▸ BRIEF
Starting with the first line of the data below, copy each line up to and including the one containing "from bokeh.core.properties import value". Pictures stay out.

▸ GIVEN MATERIAL
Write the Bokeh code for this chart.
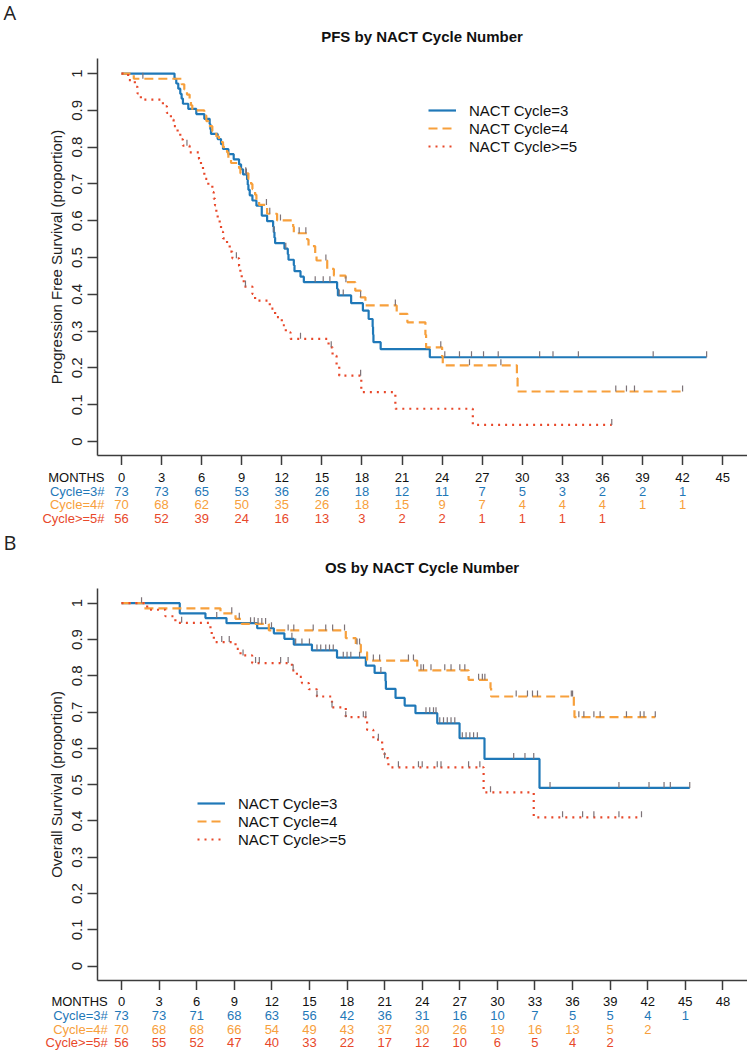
import numpy as np
from bokeh.plotting import figure
from bokeh.models import Range1d, FixedTicker, CustomJSTickFormatter, CustomLabelingPolicy
from bokeh.layouts import column
from bokeh.embed import file_html
from bokeh.resources import INLINE
from bokeh.core.properties import value

# ---------------- data ----------------
SERIES = ["NACT Cycle=3", "NACT Cycle=4", "NACT Cycle>=5"]
ROW_LABELS = ["MONTHS", "Cycle=3#", "Cycle=4#", "Cycle>=5#"]
Y_TICKS = [0, 0.1, 0.2, 0.3, 0.4, 0.5, 0.6, 0.7, 0.8, 0.9, 1]

# Panel A : PFS
PFS_C3_T = [0, 3.97, 4.1, 4.25, 4.4, 4.5, 4.6, 5.0, 5.6, 6.2, 6.6, 6.65, 6.7, 7.2, 7.45, 7.6, 8.0, 8.4, 8.8, 8.95,
            9.1, 9.4, 9.45, 9.5, 9.6, 9.8, 10.1, 10.5, 10.9, 11.35, 11.4, 11.45, 11.5, 12.2, 12.45, 12.5, 12.9,
            12.95, 13.4, 13.65, 16.14, 16.2, 17.19, 18.07, 18.5, 18.8, 18.83, 18.86, 19.4, 23.08, 43.8]
PFS_C3_S = [1, 0.986, 0.973, 0.959, 0.945, 0.932, 0.918, 0.904, 0.890, 0.877, 0.863, 0.849, 0.836, 0.822, 0.808,
            0.795, 0.781, 0.767, 0.753, 0.740, 0.726, 0.712, 0.698, 0.684, 0.669, 0.655, 0.641, 0.614, 0.599,
            0.584, 0.569, 0.554, 0.539, 0.524, 0.509, 0.494, 0.479, 0.463, 0.448, 0.433, 0.415, 0.397, 0.376,
            0.356, 0.333, 0.312, 0.291, 0.270, 0.251, 0.229, 0.229]
PFS_C3_CENS = [9.35, 11.4, 12.3, 14.5, 15.1, 15.6, 16.3, 16.6, 24.2, 25.3, 26.2, 27.1, 28.2, 31.3, 32.3, 34.2,
               39.8, 43.8]

PFS_C4_T = [0, 0.92, 4.5, 4.7, 4.9, 5.1, 5.2, 5.3, 6.2, 6.35, 6.5, 6.8, 7.1, 7.3, 7.6, 7.9, 8.0, 8.2, 8.8, 8.9,
            9.5, 9.7, 9.8, 10.0, 10.1, 10.3, 10.9, 11.65, 12.85, 12.9, 13.9, 14.0, 14.5, 14.6, 15.4, 15.9, 16.77,
            17.5, 17.9, 18.26, 20.6, 21.4, 22.75, 22.8, 24.0, 24.05, 29.6, 29.65, 42.0]
PFS_C4_S = [1, 0.986, 0.971, 0.957, 0.943, 0.929, 0.914, 0.900, 0.886, 0.871, 0.857, 0.843, 0.829, 0.814, 0.800,
            0.786, 0.771, 0.757, 0.743, 0.729, 0.714, 0.700, 0.686, 0.671, 0.657, 0.643, 0.619, 0.601, 0.584,
            0.566, 0.549, 0.531, 0.512, 0.492, 0.469, 0.451, 0.433, 0.410, 0.392, 0.370, 0.347, 0.324, 0.290,
            0.256, 0.232, 0.207, 0.172, 0.136, 0.136]
PFS_C4_CENS = [1.6, 9.3, 10.85, 11.1, 11.9, 13.3, 13.8, 15.3, 16.8, 17.9, 20.5, 23.9, 26.05, 28.4, 37.0, 37.8,
               38.4, 42.0]

PFS_C5_T = [0, 0.5, 1.0, 1.2, 1.45, 3.1, 3.4, 3.7, 3.9, 4.2, 4.4, 4.6, 5.1, 5.8, 5.95, 6.1, 6.2, 6.5, 6.8, 6.9,
            7.0, 7.1, 7.2, 7.35, 7.45, 7.6, 7.9, 8.1, 8.3, 8.8, 8.9, 9.0, 9.15, 9.8, 10.0, 11.1, 11.5, 12.0, 12.3,
            12.65, 15.5, 15.8, 16.1, 16.3, 17.95, 20.5, 26.3, 36.7]
PFS_C5_S = [1, 0.982, 0.964, 0.946, 0.929, 0.911, 0.893, 0.875, 0.857, 0.839, 0.821, 0.804, 0.786, 0.768, 0.750,
            0.732, 0.714, 0.696, 0.678, 0.660, 0.642, 0.624, 0.606, 0.588, 0.570, 0.552, 0.534, 0.516, 0.498,
            0.477, 0.458, 0.440, 0.421, 0.401, 0.383, 0.361, 0.338, 0.316, 0.297, 0.279, 0.256, 0.233, 0.206,
            0.179, 0.134, 0.089, 0.045, 0.045]
PFS_C5_CENS = [4.9, 8.6, 9.28, 13.4, 15.7, 17.9, 36.7]

MONTHS_A = [0, 3, 6, 9, 12, 15, 18, 21, 24, 27, 30, 33, 36, 39, 42, 45]
RISK_A_C3 = [73, 73, 65, 53, 36, 26, 18, 12, 11, 7, 5, 3, 2, 2, 1]
RISK_A_C4 = [70, 68, 62, 50, 35, 26, 18, 15, 9, 7, 4, 4, 4, 1, 1]
RISK_A_C5 = [56, 52, 39, 24, 16, 13, 3, 2, 2, 1, 1, 1, 1]

# Panel B : OS
OS_C3_T = [0, 4.65, 6.7, 8.38, 10.83, 12.16, 13.0, 13.75, 15.2, 17.2, 19.5, 20.2, 21.07, 21.1, 21.87, 22.6, 23.46,
           25.2, 26.98, 28.97, 33.36, 45.35]
OS_C3_S = [1, 0.972, 0.959, 0.945, 0.931, 0.917, 0.902, 0.886, 0.870, 0.850, 0.828, 0.808, 0.786, 0.764, 0.739,
           0.718, 0.697, 0.669, 0.628, 0.571, 0.491, 0.491]
OS_C3_CENS = [7.6, 10.3, 10.6, 11.97, 13.6, 13.9, 14.4, 15.0, 15.6, 15.9, 16.3, 16.6, 16.9, 17.7, 18.0, 18.3, 19.0,
              20.7, 24.3, 24.6, 24.9, 25.1, 25.4, 25.7, 26.0, 26.3, 26.6, 27.2, 27.5, 27.8, 28.1, 28.4, 31.3,
              32.2, 32.9, 34.2, 39.7, 42.1, 43.3, 43.8, 45.35]

OS_C4_T = [0, 1.78, 7.9, 9.1, 9.6, 11.76, 17.9, 18.7, 19.1, 19.6, 23.6, 27.7, 29.45, 29.5, 36.1, 36.15, 42.6]
OS_C4_S = [1, 0.986, 0.972, 0.957, 0.943, 0.925, 0.904, 0.886, 0.865, 0.842, 0.815, 0.789, 0.766, 0.743, 0.714,
           0.686, 0.686]
OS_C4_CENS = [1.6, 8.8, 9.4, 10.9, 11.2, 11.5, 13.3, 13.75, 15.3, 16.3, 16.85, 17.8, 18.8, 19.0, 20.1, 20.6, 22.9,
              23.3, 23.9, 24.1, 24.7, 25.8, 26.3, 27.0, 27.4, 28.5, 28.8, 29.0, 31.5, 32.4, 32.8, 33.2, 35.9,
              36.0, 36.5, 36.9, 37.7, 38.2, 40.3, 41.4, 41.7, 42.6]

OS_C5_T = [0, 2.05, 3.5, 4.3, 7.1, 7.2, 7.37, 9.1, 9.5, 10.43, 13.6, 14.0, 14.4, 14.95, 15.6, 16.8, 17.9, 19.6,
           20.1, 20.8, 21.0, 21.3, 28.9, 32.9, 41.5]
OS_C5_S = [1, 0.982, 0.964, 0.946, 0.929, 0.911, 0.893, 0.874, 0.856, 0.835, 0.815, 0.797, 0.780, 0.763, 0.743,
           0.713, 0.686, 0.651, 0.624, 0.598, 0.573, 0.548, 0.479, 0.410, 0.410]
OS_C5_CENS = [4.8, 8.0, 8.6, 9.7, 10.7, 11.0, 12.7, 13.3, 13.7, 15.6, 16.8, 17.9, 19.3, 19.5, 20.5, 21.0, 22.1,
              23.7, 24.0, 25.2, 25.5, 27.7, 28.6, 29.45, 35.2, 36.8, 37.7, 39.7, 41.5]

MONTHS_B = [0, 3, 6, 9, 12, 15, 18, 21, 24, 27, 30, 33, 36, 39, 42, 45, 48]
RISK_B_C3 = [73, 73, 71, 68, 63, 56, 42, 36, 31, 16, 10, 7, 5, 5, 4, 1]
RISK_B_C4 = [70, 68, 68, 66, 54, 49, 43, 37, 30, 26, 19, 16, 13, 5, 2]
RISK_B_C5 = [56, 55, 52, 47, 40, 33, 22, 17, 12, 10, 6, 5, 4, 2]

# ---------------- style ----------------
BLUE, ORANGE, RED = "#1f78b8", "#f7a03c", "#e8482a"
COLORS = [BLUE, ORANGE, RED]
DASHES = ["solid", "9 5", "2 5"]
FONT = "Liberation Sans"
W = 747
LEFT = 97           # frame left offset inside plot figures
FRAME_W = W - LEFT
AXIS_COL = "#3c3c3c"


def km_at(t, s, x):
    idx = np.searchsorted(np.asarray(t), x, side="right") - 1
    return np.asarray(s)[idx]


def bare(h, xr, yr):
    f = figure(width=W, height=h, x_range=xr, y_range=yr, x_axis_type=None, y_axis_type=None,
               output_backend="svg", toolbar_location=None, tools="", frame_align=False,
               min_border_left=0, min_border_right=0, min_border_top=0, min_border_bottom=0)
    f.outline_line_color = None
    f.xgrid.visible = False
    f.ygrid.visible = False
    return f


def header(h, letter, letter_y, title, title_y):
    f = bare(h, Range1d(0, W), Range1d(h, 0))
    f.text(x=[3], y=[letter_y], text=[letter], text_font=value("Open Sans"), text_font_size="20px",
           text_baseline="middle", text_align="left", text_color="#222222")
    f.text(x=[421.5], y=[title_y], text=[title], text_font=value(FONT), text_font_size="15px",
           text_font_style="bold", text_baseline="middle", text_align="center", text_color="#111111")
    return f


def km_plot(h, xr, yr, ylabel, months, curves, legend_loc, px_per_unit):
    p = figure(width=W, height=h, x_range=Range1d(*xr), y_range=Range1d(*yr),
               output_backend="svg", toolbar_location=None, tools="", frame_align=False,
               min_border_left=LEFT, min_border_right=0, min_border_top=0, min_border_bottom=10)
    p.outline_line_color = None
    p.xgrid.visible = False
    p.ygrid.visible = False
    for ax in (p.xaxis[0], p.yaxis[0]):
        ax.axis_line_color = AXIS_COL
        ax.axis_line_width = 1.5
        ax.major_tick_line_color = AXIS_COL
        ax.major_tick_line_width = 1.5
        ax.major_tick_in = 0
        ax.major_tick_out = 10
        ax.minor_tick_line_color = None
    p.xaxis.ticker = FixedTicker(ticks=months)
    # the month numbers are written in the table row below the axis
    p.xaxis.major_label_text_font_size = "0px"
    p.xaxis.major_label_standoff = 0
    p.xaxis.major_label_policy = CustomLabelingPolicy(code="return []")
    p.yaxis.ticker = FixedTicker(ticks=Y_TICKS)
    p.yaxis.formatter = CustomJSTickFormatter(code="return String(Math.round(tick*10)/10);")
    p.yaxis.major_label_orientation = "vertical"
    p.yaxis.major_label_text_font = FONT
    p.yaxis.major_label_text_font_size = "15px"
    p.yaxis.major_label_text_color = "#222222"
    p.yaxis.major_label_standoff = 5
    p.yaxis.axis_label = ylabel
    p.yaxis.axis_label_text_font = FONT
    p.yaxis.axis_label_text_font_size = "15px"
    p.yaxis.axis_label_text_font_style = "normal"
    p.yaxis.axis_label_text_color = "#222222"
    p.yaxis.axis_label_standoff = 5

    tick_len = 6.0 / px_per_unit
    for (t, s, cens), name, col, dash in zip(curves, SERIES, COLORS, DASHES):
        p.step(x=t, y=s, mode="after", line_color=col, line_width=2.2, line_dash=dash,
               legend_label=name)
    for (t, s, cens), col in zip(curves, COLORS):
        cy = km_at(t, s, cens)
        p.segment(x0=cens, y0=cy, x1=cens, y1=cy + tick_len, line_color="#7d7378", line_width=1.2)

    lg = p.legend[0]
    lg.location = legend_loc
    lg.border_line_color = None
    lg.background_fill_alpha = 0
    lg.padding = 0
    lg.margin = 0
    lg.spacing = 0
    lg.glyph_width = 28
    lg.glyph_height = 18
    lg.label_height = 18
    lg.label_standoff = 13
    lg.label_text_font = FONT
    lg.label_text_font_size = "15px"
    lg.label_text_color = "#111111"
    return p


def risk_table(h, xr, months, rows, row_y, label_x, font_size):
    span = xr[1] - xr[0]
    start = xr[0] - LEFT * span / FRAME_W
    f = bare(h, Range1d(start, xr[1]), Range1d(h, 0))
    f.text(x=[label_x] * 4, y=row_y, text=ROW_LABELS,
           text_color=["#111111", BLUE, ORANGE, RED], text_align="right", text_baseline="middle",
           text_font=value(FONT), text_font_size=font_size)
    f.text(x=months, y=[row_y[0]] * len(months), text=[str(m) for m in months], text_color="#111111",
           text_align="center", text_baseline="middle", text_font=value(FONT), text_font_size=font_size)
    for vals, yy, col in zip(rows, row_y[1:], COLORS):
        f.text(x=months[:len(vals)], y=[yy] * len(vals), text=[str(v) for v in vals], text_color=col,
               text_align="center", text_baseline="middle", text_font=value(FONT), text_font_size=font_size)
    return f


# ---------------- panel A ----------------
XA = (-1.796, 46.86)
YA = (-0.038, 1.041)
hdrA = header(58, "A", 12, "PFS by NACT Cycle Number", 35.5)
plotA = km_plot(407, XA, YA, "Progression Free Survival (proportion)", MONTHS_A,
                [(PFS_C3_T, PFS_C3_S, PFS_C3_CENS), (PFS_C4_T, PFS_C4_S, PFS_C4_CENS),
                 (PFS_C5_T, PFS_C5_S, PFS_C5_CENS)], (331, 300), 368.0)
riskA = risk_table(65, XA, MONTHS_A, [RISK_A_C3, RISK_A_C4, RISK_A_C5], [12, 25.7, 39.2, 52.5], -1.27, "13px")

# ---------------- panel B ----------------
XB = (-1.915, 49.96)
YB = (-0.0394, 1.0405)
hdrB = header(58, "B", 12, "OS by NACT Cycle Number", 36.5)
plotB = km_plot(402, XB, YB, "Overall Survival (proportion)", MONTHS_B,
                [(OS_C3_T, OS_C3_S, OS_C3_CENS), (OS_C4_T, OS_C4_S, OS_C4_CENS),
                 (OS_C5_T, OS_C5_S, OS_C5_CENS)], (100, 132), 363.0)
riskB = risk_table(60, XB, MONTHS_B, [RISK_B_C3, RISK_B_C4, RISK_B_C5], [11, 25, 38.7, 52], -1.1, "13px")

layout = column(hdrA, plotA, riskA, hdrB, plotB, riskB, spacing=0)
open("out.html", "w").write(file_html(layout, INLINE))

▸ ANSWER TO THIS TASK
Write the Bokeh code for this chart.
import numpy as np
from bokeh.plotting import figure
from bokeh.models import Range1d, FixedTicker, CustomJSTickFormatter, CustomLabelingPolicy
from bokeh.layouts import column
from bokeh.embed import file_html
from bokeh.resources import INLINE
from bokeh.core.properties import value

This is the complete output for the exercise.